Only the Cabinet Office are insisting that all bidders on their framework have an anti-slavery policy, regardless of size.

Last year, my client pushed back when an NHS trust insisted he send his senior management team to them for two days in the middle of a working week to take their EDI course. It wasn’t enough to have your own EDI policy. No, the client – in this case, an NHS trust – wanted to make sure your team had been indoctrinated with its ideological beliefs. The sheer hubris here is astonishing, but most staggering is how removed from the reality of commercial life you have to be to expect a small business to send three of its top people on a training course, half way across the country in the middle of a working week. Six man days, travel, hotel, the impact of them being out of the company. It’s essentially a whole week’s production, business development and administration down the drain to massage the egos of an NHS Trust leadership team who are probably chasing a gold star from Stonewall or similar.

And don’t for one minute think that you can get away with simply adding the training costs to the bill. This comes out of your pocket.

The final straw for my client was when the framework managers demanded an involved and detailed Net Zero strategy demonstrating how his business planned to become Net Zero over the next five years. This had to include figures, business plans, supplier choices, etc. He put his foot down and said no. He demonstrated how much it would cost him to produce such a document: over £20k in either his company’s time or, more likely, external consultancy fees, i.e., you pay a bunch of recent university graduates to write the documents for you.

So, he’s withdrawn from the framework, leaving it to large corporations who have departments whose only role is to churn out such policies and who have teams in their sales departments who are specifically there to win bids on frameworks.

My question for Ms. Rayner and others in the Government is this: “How do you expect small businesses to compete when you load them with so much red tape that it places them at a significant disadvantage to corporations?”

I won’t hold my breath for an answer because Labour have already stated that they intend to make EDI training and policies mandatory in Public Sector procurement. So at a time when the FTSE100 and 250 are pulling back on EDI, at a time when across the world, and in the USA, we are seeing employers dump DEI/EDI and U turn on the politicisation of the workplace, the UK Government is doubling down.

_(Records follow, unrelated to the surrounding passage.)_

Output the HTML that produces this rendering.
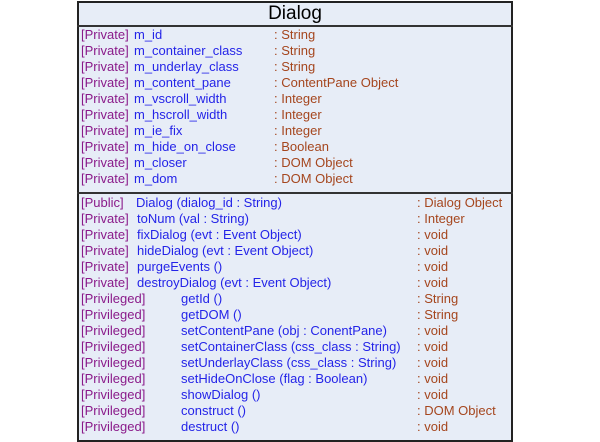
<!DOCTYPE html>
<html><head><style>
body{margin:0;width:600px;height:442px;background:#fff;position:relative;font-family:"Liberation Sans",Arial,sans-serif;}
#box{position:absolute;left:77px;top:1px;width:432px;height:437px;border:2px solid #222;background:#e7edf7;}
.hl{position:absolute;left:77px;width:436px;height:2px;background:#333;}
.t{position:absolute;font-size:13px;line-height:14px;white-space:nowrap;}
.p{color:#8a1a8a}.b{color:#2424e8}.r{color:#a5461e}
#title{position:absolute;left:77px;width:436px;top:3px;text-align:center;font-size:19px;color:#000;}
</style></head><body>
<div id="box"></div>
<div id="title">Dialog</div>
<div class="hl" style="top:25px"></div>
<div class="hl" style="top:192px"></div>
<div id="rows"></div>
<script>
var a=[["m_id","String"],["m_container_class","String"],["m_underlay_class","String"],["m_content_pane","ContentPane Object"],["m_vscroll_width","Integer"],["m_hscroll_width","Integer"],["m_ie_fix","Integer"],["m_hide_on_close","Boolean"],["m_closer","DOM Object"],["m_dom","DOM Object"]];
var m=[["[Public]","Dialog (dialog_id : String)","Dialog Object",136],["[Private]","toNum (val : String)","Integer",137],["[Private]","fixDialog (evt : Event Object)","void",137],["[Private]","hideDialog (evt : Event Object)","void",137],["[Private]","purgeEvents ()","void",137],["[Private]","destroyDialog (evt : Event Object)","void",137],["[Privileged]","getId ()","String",181],["[Privileged]","getDOM ()","String",181],["[Privileged]","setContentPane (obj : ConentPane)","void",181],["[Privileged]","setContainerClass (css_class : String)","void",181],["[Privileged]","setUnderlayClass (css_class : String)","void",181],["[Privileged]","setHideOnClose (flag : Boolean)","void",181],["[Privileged]","showDialog ()","void",181],["[Privileged]","construct ()","DOM Object",181],["[Privileged]","destruct ()","void",181]];
var h="";
a.forEach(function(r,i){var y=28+i*16;
h+='<div class="t p" style="left:81px;top:'+y+'px">[Private]</div><div class="t b" style="left:134px;top:'+y+'px">'+r[0]+'</div><div class="t r" style="left:274px;top:'+y+'px">: '+r[1]+'</div>';});
m.forEach(function(r,i){var y=196+i*16;
h+='<div class="t p" style="left:81px;top:'+y+'px">'+r[0]+'</div><div class="t b" style="left:'+r[3]+'px;top:'+y+'px">'+r[1]+'</div><div class="t r" style="left:417px;top:'+y+'px">: '+r[2]+'</div>';});
document.getElementById("rows").innerHTML=h;
</script>
</body></html>
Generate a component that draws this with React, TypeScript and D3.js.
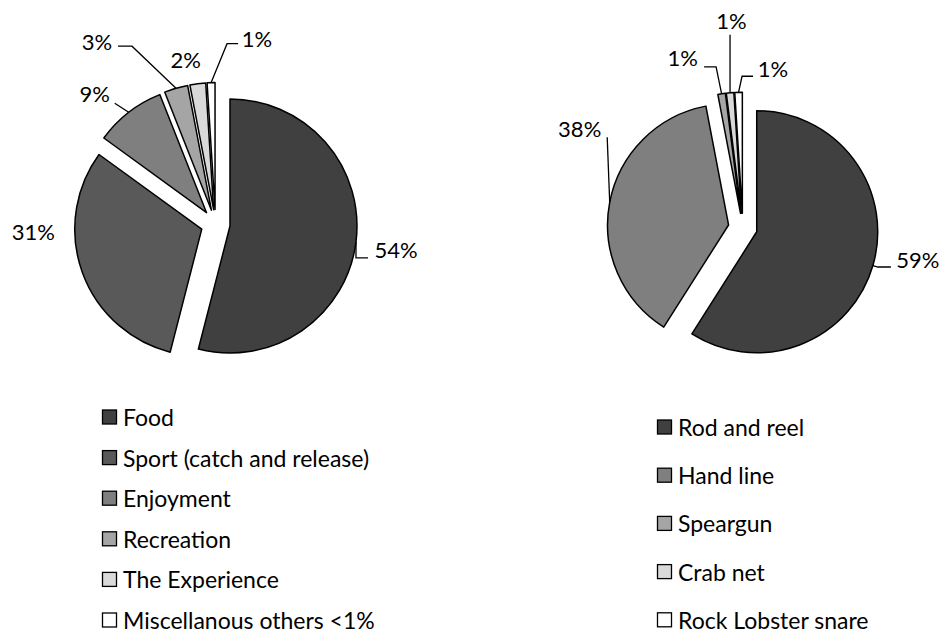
import * as d3 from 'd3';

// left pie: reasons for fishing
const reasonLabels = ['Food', 'Sport (catch and release)', 'Enjoyment', 'Recreation', 'The Experience', 'Miscellanous others <1%'];
const reasonValues = [54, 31, 9, 3, 2, 1];
const reasonColors = ['#404040', '#595959', '#7f7f7f', '#a5a5a5', '#d9d9d9', '#ffffff'];

// right pie: fishing method
const methodLabels = ['Rod and reel', 'Hand line', 'Speargun', 'Crab net', 'Rock Lobster snare'];
const methodValues = [59, 38, 1, 1, 1];
const methodColors = ['#404040', '#7f7f7f', '#a5a5a5', '#d9d9d9', '#ffffff'];

const FONT = 'Lato, "Open Sans", sans-serif';

type LabelLayout = { dx: number; dy: number; leader: [number, number][] };

// label placement relative to the outer mid point of each slice
const reasonLayout: LabelLayout[] = [
  { dx: 40, dy: 8, leader: [[0, 16], [12, 16]] },
  { dx: -49, dy: -41, leader: [] },
  { dx: -34, dy: -19, leader: [[-14, -9]] },
  { dx: -79, dy: -47, leader: [[-44, -42], [-58, -42]] },
  { dx: -12, dy: -24, leader: [] },
  { dx: 46, dy: -44, leader: [[16, -39], [27, -39]] }
];
const methodLayout: LabelLayout[] = [
  { dx: 45, dy: -6, leader: [[5, 1.5], [18, 1.5]] },
  { dx: -30, dy: -74, leader: [[-2.5, -65]] },
  { dx: -39, dy: -36, leader: [[-5.5, -27], [-17.5, -27]] },
  { dx: 1.5, dy: -72, leader: [[0, -58]] },
  { dx: 34.5, dy: -24, leader: [[3.5, -16], [14.5, -16]] }
];

type PieProps = {
  values: number[];
  colors: string[];
  layout: LabelLayout[];
  cx: number;
  cy: number;
  r: number;
  explode: number;
};

function Pie({ values, colors, layout, cx, cy, r, explode }: PieProps) {
  const total = d3.sum(values);
  const arcs = d3.pie<number>().sort(null).startAngle(0).endAngle(2 * Math.PI)(values);
  const arcGen = d3.arc<d3.PieArcDatum<number>>().innerRadius(0).outerRadius(r);
  return (
    <g>
      {arcs.map((a, i) => {
        const mid = (a.startAngle + a.endAngle) / 2;
        const ux = Math.sin(mid);
        const uy = -Math.cos(mid);
        const ox = cx + explode * ux;
        const oy = cy + explode * uy;
        const ax = ox + r * ux;
        const ay = oy + r * uy;
        const lay = layout[i];
        const pts: [number, number][] = [[ax, ay], ...lay.leader.map(([x, y]) => [ax + x, ay + y] as [number, number])];
        return (
          <g key={i}>
            <path
              d={arcGen(a) || ''}
              transform={`translate(${ox},${oy})`}
              fill={colors[i]}
              stroke="#000"
              strokeWidth={1.5}
              strokeLinejoin="round"
            />
            {lay.leader.length > 0 && (
              <path d={d3.line()(pts) || ''} fill="none" stroke="#000" strokeWidth={1.3} />
            )}
            <text
              x={ax + lay.dx}
              y={ay + lay.dy}
              textAnchor="middle"
              dominantBaseline="central"
              fontFamily={FONT}
              fontSize={22}
              fill="#000"
            >
              {`${Math.round((values[i] / total) * 100)}%`}
            </text>
          </g>
        );
      })}
    </g>
  );
}

type LegendProps = { labels: string[]; colors: string[]; x: number; y: number; step: number };

function Legend({ labels, colors, x, y, step }: LegendProps) {
  return (
    <g>
      {labels.map((l, i) => (
        <g key={l} transform={`translate(${x},${y + i * step})`}>
          <rect x={0.5} y={-7} width={14} height={14} fill={colors[i]} stroke="#000" strokeWidth={1.3} />
          <text x={21} y={0} dominantBaseline="central" fontFamily={FONT} fontSize={23} fill="#000">
            {l}
          </text>
        </g>
      ))}
    </g>
  );
}

export default function App() {
  const width = 942;
  const height = 635;
  return (
    <svg
      width={width}
      height={height}
      style={{ position: 'absolute', left: 0, top: 0, background: '#fff' }}
    >
      <Pie values={reasonValues} colors={reasonColors} layout={reasonLayout} cx={215.5} cy={224.2} r={127} explode={14.6} />
      <Pie values={methodValues} colors={methodColors} layout={methodLayout} cx={742.8} cy={227.7} r={121} explode={14.5} />
      <Legend labels={reasonLabels} colors={reasonColors} x={102} y={417} step={40.6} />
      <Legend labels={methodLabels} colors={methodColors} x={657} y={427} step={48.2} />
    </svg>
  );
}
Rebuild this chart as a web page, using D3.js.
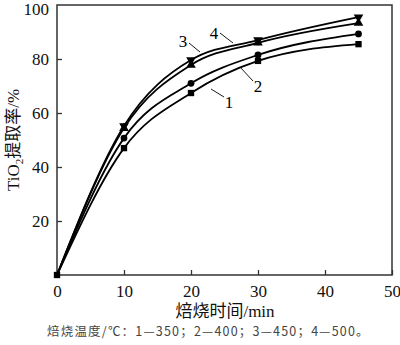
<!DOCTYPE html>
<html><head><meta charset="utf-8">
<script src="https://cdn.jsdelivr.net/npm/d3@7"></script>
<style>body{margin:0;background:#fff}svg{display:block}</style>
</head><body><svg id="c" width="400" height="345"></svg>
<script>
const xTicks = [0, 10, 20, 30, 40, 50];
const yTicks = [20, 40, 60, 80, 100];
const times = [0, 10, 20, 30, 45];
const s1 = [0, 47, 67.4, 79.3, 85.5];
const s2 = [0, 50.7, 71, 81.5, 89.3];
const s3 = [0, 54.4, 77.8, 86, 93.3];
const s4 = [0, 55.2, 79.6, 87, 95.5];
const seriesNames = ["1", "2", "3", "4"];
const markers = ["square", "circle", "triangleUp", "triangleDown"];
const xLabel = "焙烧时间/min";
const caption = "焙烧温度/℃：1—350；2—400；3—450；4—500。";

const svg = d3.select("#c");
const m = {l:57, r:392, t:5, b:275};
const x = d3.scaleLinear().domain([0,50]).range([m.l, m.r]);
const y = d3.scaleLinear().domain([0,100]).range([m.b, m.t]);
const serif = "'Liberation Serif','Times New Roman',serif";
const cjk = "'Liberation Serif','Noto Sans CJK SC',serif";

svg.append("rect").attr("x",m.l).attr("y",m.t).attr("width",m.r-m.l).attr("height",m.b-m.t)
  .attr("fill","none").attr("stroke","#333").attr("stroke-width",1.5);

const xa = svg.append("g").attr("transform",`translate(0,${m.b})`)
  .call(d3.axisBottom(x).tickValues(xTicks).tickSize(-5).tickPadding(10).tickFormat(d3.format("d")));
const ya = svg.append("g").attr("transform",`translate(${m.l},0)`)
  .call(d3.axisLeft(y).tickValues(yTicks).tickSize(-5).tickPadding(8).tickFormat(d3.format("d")));
[xa, ya].forEach(a=>{
  a.select(".domain").remove();
  a.selectAll("line").attr("stroke","#333").attr("stroke-width",1.3);
  a.selectAll("text").attr("font-family",serif).attr("font-size",17).attr("fill","#111");
});
ya.selectAll(".tick").filter(d=>d===100).select("line").remove();
ya.selectAll(".tick").filter(d=>d===100).select("text").attr("dy","0.38em").attr("y",3);

const data = [s1,s2,s3,s4];
const line = d3.line().x((d,i)=>x(times[i])).y(d=>y(d)).curve(d3.curveMonotoneX);
data.forEach(s=>{
  svg.append("path").attr("d",line(s)).attr("fill","none").attr("stroke","#000").attr("stroke-width",1.8);
});
const sym = {
  square: d3.symbolSquare, circle: d3.symbolCircle,
  triangleUp: d3.symbolTriangle, triangleDown: d3.symbolTriangle
};
data.forEach((s,k)=>{
  s.forEach((v,i)=>{
    if(i===0 && k>0) return;
    svg.append("path").attr("d", d3.symbol().type(sym[markers[k]]).size(markers[k]==="circle"?36:40)())
      .attr("fill","#000")
      .attr("transform",`translate(${x(times[i])},${y(v)})` + (markers[k]==="triangleDown"?" rotate(180)":""));
  });
});

const lbls = [
  {t:"1", lx:229, ly:108, x1:224, y1:97, x2:211, y2:89},
  {t:"2", lx:258, ly:92, x1:253, y1:81, x2:240, y2:67},
  {t:"3", lx:183, ly:47, x1:189, y1:43, x2:200, y2:52},
  {t:"4", lx:214, ly:39, x1:220, y1:33, x2:233, y2:43}
];
lbls.forEach((d,i)=>{
  svg.append("line").attr("x1",d.x1).attr("y1",d.y1).attr("x2",d.x2).attr("y2",d.y2)
    .attr("stroke","#000").attr("stroke-width",0.9);
  svg.append("text").attr("x",d.lx).attr("y",d.ly).attr("text-anchor","middle")
    .attr("font-family",serif).attr("font-size",17).text(seriesNames[i]);
});

svg.append("text").attr("x",225).attr("y",317).attr("text-anchor","middle")
  .attr("font-family",cjk).attr("font-size",17).attr("fill","#111").text(xLabel);
const yt = svg.append("text").attr("transform","translate(19,140) rotate(-90)").attr("text-anchor","middle")
  .attr("font-family",cjk).attr("font-size",17).attr("fill","#111");
yt.append("tspan").text("TiO");
yt.append("tspan").attr("font-size",11).attr("dy",4).text("2");
yt.append("tspan").attr("dy",-4).text("提取率/%");

svg.append("text").attr("x",47).attr("y",336).attr("font-family","'Noto Sans CJK SC',sans-serif")
  .attr("font-size",12.5).attr("letter-spacing",1.2).attr("fill","#444").text(caption);
</script></body></html>
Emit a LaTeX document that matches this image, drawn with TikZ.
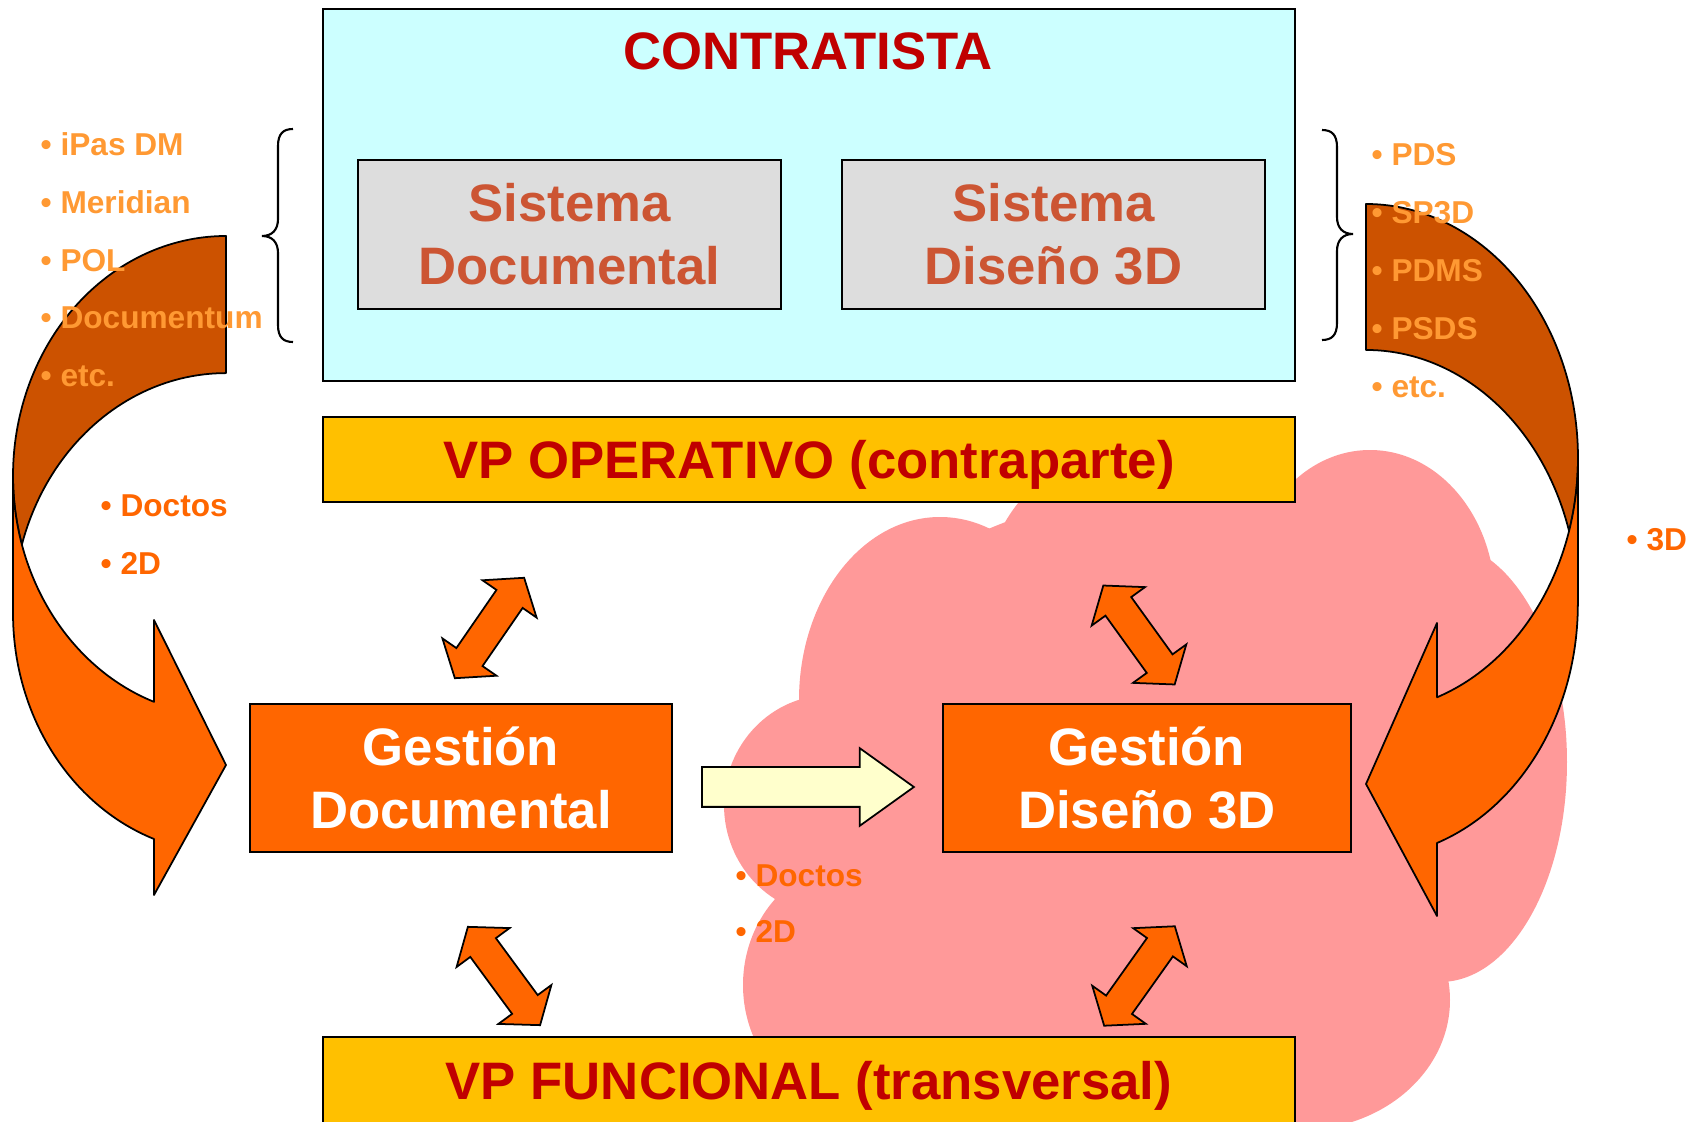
\documentclass[tikz,border=0pt]{standalone}
\usepackage{fontspec}
\setmainfont{Liberation Sans}
\usetikzlibrary{shapes,arrows,positioning,calc}

\definecolor{cyanbox}{HTML}{CCFFFF}
\definecolor{darkred}{HTML}{C00000}
\definecolor{sienna}{HTML}{CC5533}
\definecolor{gold}{HTML}{FFC000}
\definecolor{deeporange}{HTML}{FF6600}
\definecolor{darkband}{RGB}{204,82,0}
\definecolor{lightorange}{HTML}{FF9933}
\definecolor{cloudpink}{HTML}{FF9999}
\definecolor{paleyellow}{HTML}{FFFFCC}
\definecolor{boxgray}{HTML}{DDDDDD}

\begin{document}
\begin{tikzpicture}[x=0.1mm, y=-0.1mm,
    bigtext/.style={font=\bfseries\fontsize{15}{18}\selectfont},
    smalltext/.style={anchor=base west, inner sep=0pt, font=\bfseries\fontsize{9}{11}\selectfont},
    box/.style={draw, line width=0.8pt, inner sep=0pt, align=center, bigtext},
    band/.style={draw, line width=0.5pt, line join=round},
    twoway/.style={double arrow, draw, fill=deeporange, line width=0.5pt, inner xsep=0pt, inner ysep=1.5mm,
        minimum height=12.2mm, double arrow head extend=1.7mm, double arrow tip angle=104}]
    \useasboundingbox (0,0) rectangle (1706,1122);

    % cloud
    \foreach \cx/\cy/\rx/\ry in {940/700/14.1/18.3, 830/805/10.6/11, 860/985/11.7/12.5,
        1100/620/12/16, 1240/615/12/13, 1370/600/12.5/15, 1440/762/12.7/22,
        1300/1000/15/13, 1130/800/33/30}
        \fill[cloudpink] (\cx,\cy) ellipse[x radius=\rx mm, y radius=\ry mm];

    % left curved arrow
    \draw[band, fill=darkband] (226,236) arc[start angle=90, end angle=196.6, x radius=21.3mm, y radius=24mm]
        arc[start angle=163.4, end angle=90, x radius=21.3mm, y radius=24mm] -- cycle;
    \draw[band, fill=deeporange] (13,476) arc[start angle=180, end angle=250.24, x radius=21.3mm, y radius=24mm]
        -- (154,620) -- (226,765) -- (154,895) -- (154,839)
        arc[start angle=250.24, end angle=180, x radius=21.3mm, y radius=24mm] -- cycle;

    % right curved arrow
    \draw[band, fill=darkband] (1366,204) arc[start angle=90, end angle=-16.7, x radius=21.2mm, y radius=25.4mm]
        arc[start angle=16.7, end angle=90, x radius=21.2mm, y radius=25.4mm] -- cycle;
    \draw[band, fill=deeporange] (1578,458) arc[start angle=0, end angle=-70.4, x radius=21.2mm, y radius=25.4mm]
        -- (1437,623) -- (1366,784) -- (1437,916) -- (1437,843)
        arc[start angle=-70.4, end angle=0, x radius=21.2mm, y radius=25.4mm] -- cycle;

    % contratista
    \node[box, fill=cyanbox, minimum width=97.2mm, minimum height=37.2mm] (contratista) at (809,195) {};
    \node[bigtext, text=darkred] (contratistaTitle) at (808,51) {CONTRATISTA};
    \node[box, fill=boxgray, text=sienna, minimum width=42.3mm, minimum height=14.9mm] (sisDoc) at (569.5,234.5) {Sistema\\Documental};
    \node[box, fill=boxgray, text=sienna, minimum width=42.3mm, minimum height=14.9mm] (sis3D) at (1053.5,234.5) {Sistema\\Diseño 3D};

    % vp boxes
    \node[box, fill=gold, text=darkred, text depth=0pt, minimum width=97.2mm, minimum height=8.5mm] (vpOp) at (809,459.5) {VP OPERATIVO (contraparte)};
    \node[box, fill=gold, text=darkred, text depth=0pt, minimum width=97.2mm, minimum height=8.7mm] (vpFun) at (809,1080.5) {VP FUNCIONAL (transversal)};

    % gestion
    \node[box, fill=deeporange, text=white, minimum width=42.2mm, minimum height=14.8mm] (gesDoc) at (461,778) {Gestión\\Documental};
    \node[box, fill=deeporange, text=white, minimum width=40.8mm, minimum height=14.8mm] (ges3D) at (1147,778) {Gestión\\Diseño 3D};

    % lists
    \foreach \txt [count=\i] in {iPas DM, Meridian, POL, Documentum, etc.}
        \node[smalltext, text=lightorange] (left\i) at (40,{156+57.6*(\i-1)}) {• \txt};
    \foreach \txt [count=\i] in {PDS, SP3D, PDMS, PSDS, etc.}
        \node[smalltext, text=lightorange] (right\i) at (1371,{166+58*(\i-1)}) {• \txt};
    \node[smalltext, text=deeporange] (docLeft) at (100,517) {• Doctos};
    \node[smalltext, text=deeporange] (twoDLeft) at (100,575) {• 2D};
    \node[smalltext, text=deeporange] (docMid) at (735,886) {• Doctos};
    \node[smalltext, text=deeporange] (twoDMid) at (735,943) {• 2D};
    \node[smalltext, text=deeporange] (threeD) at (1626,551) {• 3D};

    % braces
    \draw[line width=0.6pt] (293,129) .. controls (283,129) and (278,134) .. (278,146) -- (278,219)
        .. controls (278,230) and (272,236) .. (262,236) .. controls (272,236) and (278,242) .. (278,253)
        -- (278,325) .. controls (278,337) and (283,342) .. (293,342);
    \draw[line width=0.6pt] (1322,130) .. controls (1332,130) and (1337,135) .. (1337,147) -- (1337,217)
        .. controls (1337,228) and (1343,234) .. (1353,234) .. controls (1343,234) and (1337,240) .. (1337,251)
        -- (1337,323) .. controls (1337,335) and (1332,340) .. (1322,340);

    % two-way arrows
    \node[twoway, rotate=55.4] (opDoc) at (489.5,628) {};
    \node[twoway, rotate=-54.2] (op3D) at (1139,635) {};
    \node[twoway, rotate=-53.7] (funDoc) at (504,976) {};
    \node[twoway, rotate=54.6] (fun3D) at (1139.5,976) {};

    % doc to 3D
    \node[single arrow, draw, fill=paleyellow, line width=0.5pt, inner xsep=0pt, inner ysep=1.9mm, minimum height=21.2mm,
        single arrow head extend=1.9mm, single arrow tip angle=71.3, anchor=tail] (docTo3D) at (701,787) {};
\end{tikzpicture}
\end{document}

And what about my client? Well, NHS Trusts are so far not obliged to buy through the Cabinet Office Frameworks. They tend to though because it makes life a bit easier, but if you have a product or service they require they can buy it directly from you, it just involves a bit more work. Yes, they usually demand the same paperwork from you, but at least you can sit down with a human being and explain why you won’t be producing it and they can then decide whether they still want your product enough.

Cabinet Office Framework agreements are making life impossible for small to medium suppliers. Where ‘sustainable procurement’ once meant putting money back into the community by engaging with local suppliers, it now means ESG, EDI, interference, red tape and, of course, costs all of which make it very difficult for any smaller supplier to compete.

He’s now engaged with his MP but I wouldn’t hold my breath as the new government has demonstrated that it either has no interest in helping small to medium enterprises, and is following a series of policies that effectively transfers revenue from SMEs to corporate suppliers or they are so detached with the realities of running an SME in the UK in 2025 that they are making error after error.

Either way, it is yet another example of the egregious treatment SMEs are facing at the hands of the State.